### EXERCISE AIM
Return the material word for word. Do not include the pictures.

>> BEGIN COLLECTED DATA

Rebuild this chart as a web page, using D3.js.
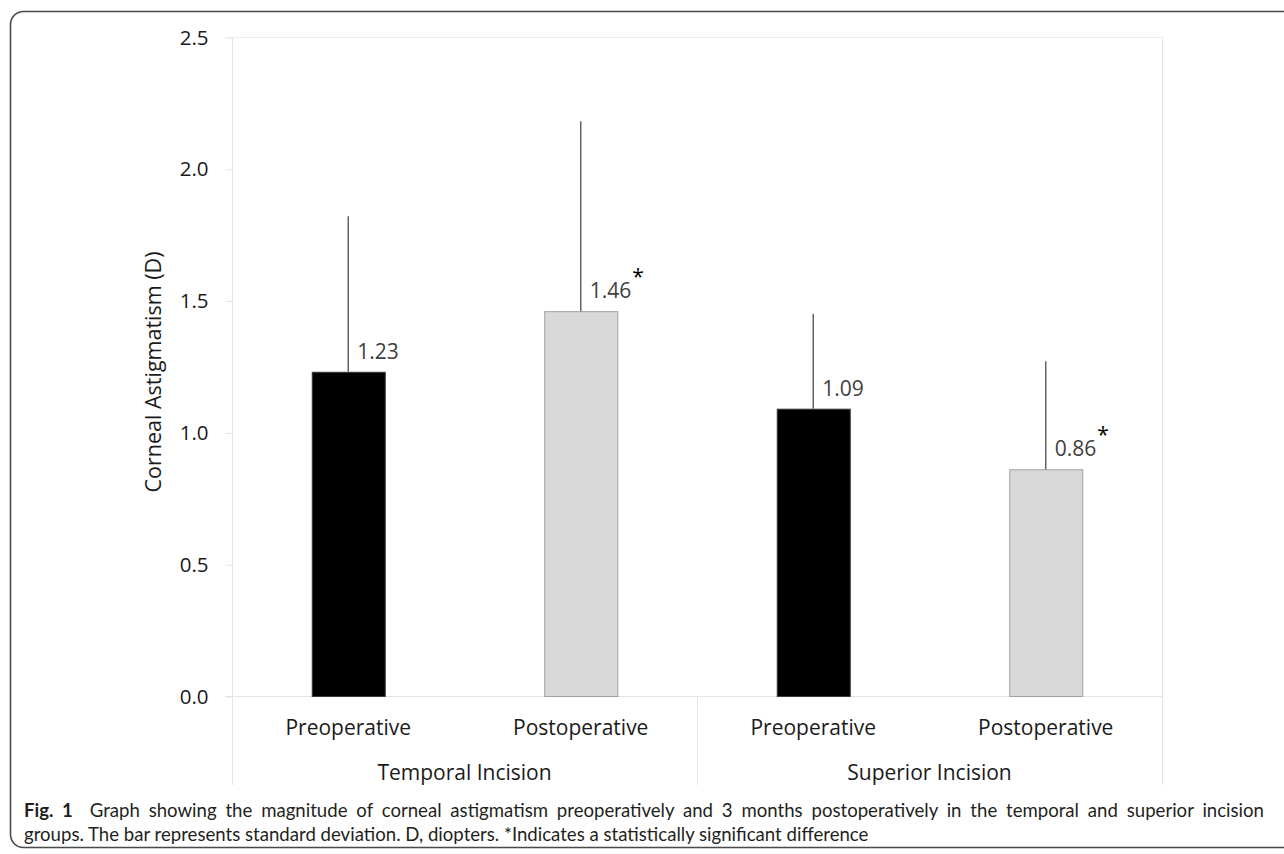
<!DOCTYPE html>
<html>
<head>
<meta charset="utf-8">
<script src="https://cdn.jsdelivr.net/npm/d3@7"></script>
<style>
  html, body { margin: 0; padding: 0; background: #fff; }
  svg { display: block; }
</style>
</head>
<body>
<svg id="chart" width="1284" height="854"></svg>
<script>
// ---- data ----
const groups = ["Temporal Incision", "Superior Incision"];
const phases = ["Preoperative", "Postoperative"];
const means = [1.23, 1.46, 1.09, 0.86];
const sds = [0.59, 0.72, 0.36, 0.41];
const significant = [false, true, false, true];
const yTicks = [0, 0.5, 1.0, 1.5, 2.0, 2.5];
const yTitle = "Corneal Astigmatism (D)";
const captionBold = "Fig. 1";
const captionLines = [
  "Graph showing the magnitude of corneal astigmatism preoperatively and 3 months postoperatively in the temporal and superior incision",
  "groups. The bar represents standard deviation. D, diopters. *Indicates a statistically significant difference"
];

// ---- build rows ----
const rows = [];
groups.forEach((g, gi) => phases.forEach((p, pi) => {
  const i = gi * phases.length + pi;
  rows.push({ key: g + "|" + p, group: g, phase: p, pi, mean: means[i], sd: sds[i], sig: significant[i] });
}));

const svg = d3.select("#chart");
const font = "'Open Sans', 'Noto Sans', sans-serif";
const pLeft = 232, pRight = 1162, pTop = 37, pBottom = 696;

const x = d3.scaleBand().domain(rows.map(r => r.key)).range([pLeft, pRight]).paddingInner(0.686).paddingOuter(0.343);
const xg = d3.scaleBand().domain(groups).range([pLeft, pRight]);
const y = d3.scaleLinear().domain([0, 2.5]).range([pBottom, pTop]);

// frame
svg.append("rect").attr("x", 10.5).attr("y", 11.5).attr("width", 1320).attr("height", 836)
  .attr("rx", 13).attr("fill", "none").attr("stroke", "#4a4a4a").attr("stroke-width", 1.6);

const grid = "#e4e4e4";
// plot border lines
svg.append("line").attr("x1", pLeft - 7).attr("x2", pRight).attr("y1", y(2.5) + 0.5).attr("y2", y(2.5) + 0.5).attr("stroke", "#eeeeee");
svg.append("line").attr("x1", pLeft - 7).attr("x2", pRight).attr("y1", y(0) + 0.5).attr("y2", y(0) + 0.5).attr("stroke", grid);

// y axis
const yAxis = d3.axisLeft(y).tickValues(yTicks).tickFormat(d3.format(".1f")).tickSize(7).tickPadding(17);
const ya = svg.append("g").attr("transform", `translate(${pLeft + 0.5},0.5)`).call(yAxis);
ya.select(".domain").attr("stroke", grid).attr("d", `M0,${pTop}V${pBottom}`);
ya.selectAll(".tick line").attr("stroke", grid);
ya.selectAll(".tick text").attr("font-family", font).attr("font-size", 20.5).attr("fill", "#1a1a1a");

// right border & group dividers
[pLeft, xg("Superior Incision"), pRight].forEach((xv, i) => {
  svg.append("line").attr("x1", Math.round(xv) + 0.5).attr("x2", Math.round(xv) + 0.5)
    .attr("y1", i === 2 ? pTop : pBottom).attr("y2", 785).attr("stroke", grid);
});

// y title
svg.append("text").attr("transform", `translate(161,372) rotate(-90)`)
  .attr("text-anchor", "middle").attr("font-family", font).attr("font-size", 21.5).attr("fill", "#1a1a1a").text(yTitle);

// bars
const bw = x.bandwidth();
svg.append("g").selectAll("rect").data(rows).join("rect")
  .attr("x", d => x(d.key) + 0.5).attr("y", d => y(d.mean) + 0.5)
  .attr("width", bw).attr("height", d => y(0) - y(d.mean))
  .attr("fill", d => d.pi === 0 ? "#000000" : "#d9d9d9")
  .attr("stroke", d => d.pi === 0 ? "#3a3a3a" : "#a0a0a0").attr("stroke-width", 1);

// error bars (upper only)
svg.append("g").selectAll("line").data(rows).join("line")
  .attr("x1", d => x(d.key) + bw / 2).attr("x2", d => x(d.key) + bw / 2)
  .attr("y1", d => y(d.mean)).attr("y2", d => y(d.mean + d.sd))
  .attr("stroke", "#5a5a5a").attr("stroke-width", 1.4);

// value labels
const lab = svg.append("g").selectAll("text").data(rows).join("text")
  .attr("x", d => x(d.key) + bw / 2 + 9).attr("y", d => y(d.mean) - 13)
  .attr("font-family", font).attr("font-size", 21).attr("fill", "#404040");
lab.append("tspan").text(d => d3.format(".2f")(d.mean));
lab.filter(d => d.sig).append("tspan").attr("dy", -14).attr("dx", 1).attr("fill", "#000").attr("font-size", 21).text("*");

// category labels
svg.append("g").selectAll("text").data(rows).join("text")
  .attr("x", d => x(d.key) + bw / 2).attr("y", 735)
  .attr("text-anchor", "middle").attr("font-family", font).attr("font-size", 21).attr("fill", "#1a1a1a")
  .text(d => d.phase);

// group labels
svg.append("g").selectAll("text").data(groups).join("text")
  .attr("x", d => xg(d) + xg.bandwidth() / 2).attr("y", 780)
  .attr("text-anchor", "middle").attr("font-family", font).attr("font-size", 21).attr("fill", "#1a1a1a")
  .text(d => d);

// caption (justified first line)
const capFont = "Lato, 'Open Sans', sans-serif";
const capSize = 18.6;
const c1 = svg.append("text").attr("x", 24).attr("y", 817).attr("font-family", capFont).attr("font-size", capSize).attr("fill", "#231f20");
c1.append("tspan").attr("font-weight", "bold").text(captionBold);
c1.append("tspan").attr("dx", 8).text(" " + captionLines[0]);
const natural = c1.node().getComputedTextLength() + 8;
const spaces = (captionLines[0].match(/ /g) || []).length + 2;
const extra = Math.max(0, (1240 - natural) / spaces);
c1.attr("word-spacing", extra);
svg.append("text").attr("x", 24).attr("y", 841).attr("font-family", capFont).attr("font-size", capSize).attr("fill", "#231f20").text(captionLines[1]);
</script>
</body>
</html>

>> END COLLECTED DATA

### CORRECT RESPONSE
Rebuild this chart as a web page, using D3.js.
<!DOCTYPE html>
<html>
<head>
<meta charset="utf-8">
<script src="https://cdn.jsdelivr.net/npm/d3@7"></script>
<style>
  html, body { margin: 0; padding: 0; background: #fff; }
  svg { display: block; }
</style>
</head>
<body>
<svg id="chart" width="1284" height="854"></svg>
<script>
// ---- data ----
const groups = ["Temporal Incision", "Superior Incision"];
const phases = ["Preoperative", "Postoperative"];
const means = [1.23, 1.46, 1.09, 0.86];
const sds = [0.59, 0.72, 0.36, 0.41];
const significant = [false, true, false, true];
const yTicks = [0, 0.5, 1.0, 1.5, 2.0, 2.5];
const yTitle = "Corneal Astigmatism (D)";
const captionBold = "Fig. 1";
const captionLines = [
  "Graph showing the magnitude of corneal astigmatism preoperatively and 3 months postoperatively in the temporal and superior incision",
  "groups. The bar represents standard deviation. D, diopters. *Indicates a statistically significant difference"
];

// ---- build rows ----
const rows = [];
groups.forEach((g, gi) => phases.forEach((p, pi) => {
  const i = gi * phases.length + pi;
  rows.push({ key: g + "|" + p, group: g, phase: p, pi, mean: means[i], sd: sds[i], sig: significant[i] });
}));

const svg = d3.select("#chart");
const font = "'Open Sans', 'Noto Sans', sans-serif";
const pLeft = 232, pRight = 1162, pTop = 37, pBottom = 696;

const x = d3.scaleBand().domain(rows.map(r => r.key)).range([pLeft, pRight]).paddingInner(0.686).paddingOuter(0.343);
const xg = d3.scaleBand().domain(groups).range([pLeft, pRight]);
const y = d3.scaleLinear().domain([0, 2.5]).range([pBottom, pTop]);

// frame
svg.append("rect").attr("x", 10.5).attr("y", 11.5).attr("width", 1320).attr("height", 836)
  .attr("rx", 13).attr("fill", "none").attr("stroke", "#4a4a4a").attr("stroke-width", 1.6);

const grid = "#e4e4e4";
// plot border lines
svg.append("line").attr("x1", pLeft - 7).attr("x2", pRight).attr("y1", y(2.5) + 0.5).attr("y2", y(2.5) + 0.5).attr("stroke", "#eeeeee");
svg.append("line").attr("x1", pLeft - 7).attr("x2", pRight).attr("y1", y(0) + 0.5).attr("y2", y(0) + 0.5).attr("stroke", grid);

// y axis
const yAxis = d3.axisLeft(y).tickValues(yTicks).tickFormat(d3.format(".1f")).tickSize(7).tickPadding(17);
const ya = svg.append("g").attr("transform", `translate(${pLeft + 0.5},0.5)`).call(yAxis);
ya.select(".domain").attr("stroke", grid).attr("d", `M0,${pTop}V${pBottom}`);
ya.selectAll(".tick line").attr("stroke", grid);
ya.selectAll(".tick text").attr("font-family", font).attr("font-size", 20.5).attr("fill", "#1a1a1a");

// right border & group dividers
[pLeft, xg("Superior Incision"), pRight].forEach((xv, i) => {
  svg.append("line").attr("x1", Math.round(xv) + 0.5).attr("x2", Math.round(xv) + 0.5)
    .attr("y1", i === 2 ? pTop : pBottom).attr("y2", 785).attr("stroke", grid);
});

// y title
svg.append("text").attr("transform", `translate(161,372) rotate(-90)`)
  .attr("text-anchor", "middle").attr("font-family", font).attr("font-size", 21.5).attr("fill", "#1a1a1a").text(yTitle);

// bars
const bw = x.bandwidth();
svg.append("g").selectAll("rect").data(rows).join("rect")
  .attr("x", d => x(d.key) + 0.5).attr("y", d => y(d.mean) + 0.5)
  .attr("width", bw).attr("height", d => y(0) - y(d.mean))
  .attr("fill", d => d.pi === 0 ? "#000000" : "#d9d9d9")
  .attr("stroke", d => d.pi === 0 ? "#3a3a3a" : "#a0a0a0").attr("stroke-width", 1);

// error bars (upper only)
svg.append("g").selectAll("line").data(rows).join("line")
  .attr("x1", d => x(d.key) + bw / 2).attr("x2", d => x(d.key) + bw / 2)
  .attr("y1", d => y(d.mean)).attr("y2", d => y(d.mean + d.sd))
  .attr("stroke", "#5a5a5a").attr("stroke-width", 1.4);

// value labels
const lab = svg.append("g").selectAll("text").data(rows).join("text")
  .attr("x", d => x(d.key) + bw / 2 + 9).attr("y", d => y(d.mean) - 13)
  .attr("font-family", font).attr("font-size", 21).attr("fill", "#404040");
lab.append("tspan").text(d => d3.format(".2f")(d.mean));
lab.filter(d => d.sig).append("tspan").attr("dy", -14).attr("dx", 1).attr("fill", "#000").attr("font-size", 21).text("*");

// category labels
svg.append("g").selectAll("text").data(rows).join("text")
  .attr("x", d => x(d.key) + bw / 2).attr("y", 735)
  .attr("text-anchor", "middle").attr("font-family", font).attr("font-size", 21).attr("fill", "#1a1a1a")
  .text(d => d.phase);

// group labels
svg.append("g").selectAll("text").data(groups).join("text")
  .attr("x", d => xg(d) + xg.bandwidth() / 2).attr("y", 780)
  .attr("text-anchor", "middle").attr("font-family", font).attr("font-size", 21).attr("fill", "#1a1a1a")
  .text(d => d);

// caption (justified first line)
const capFont = "Lato, 'Open Sans', sans-serif";
const capSize = 18.6;
const c1 = svg.append("text").attr("x", 24).attr("y", 817).attr("font-family", capFont).attr("font-size", capSize).attr("fill", "#231f20");
c1.append("tspan").attr("font-weight", "bold").text(captionBold);
c1.append("tspan").attr("dx", 8).text(" " + captionLines[0]);
const natural = c1.node().getComputedTextLength() + 8;
const spaces = (captionLines[0].match(/ /g) || []).length + 2;
const extra = Math.max(0, (1240 - natural) / spaces);
c1.attr("word-spacing", extra);
svg.append("text").attr("x", 24).attr("y", 841).attr("font-family", capFont).attr("font-size", capSize).attr("fill", "#231f20").text(captionLines[1]);
</script>
</body>
</html>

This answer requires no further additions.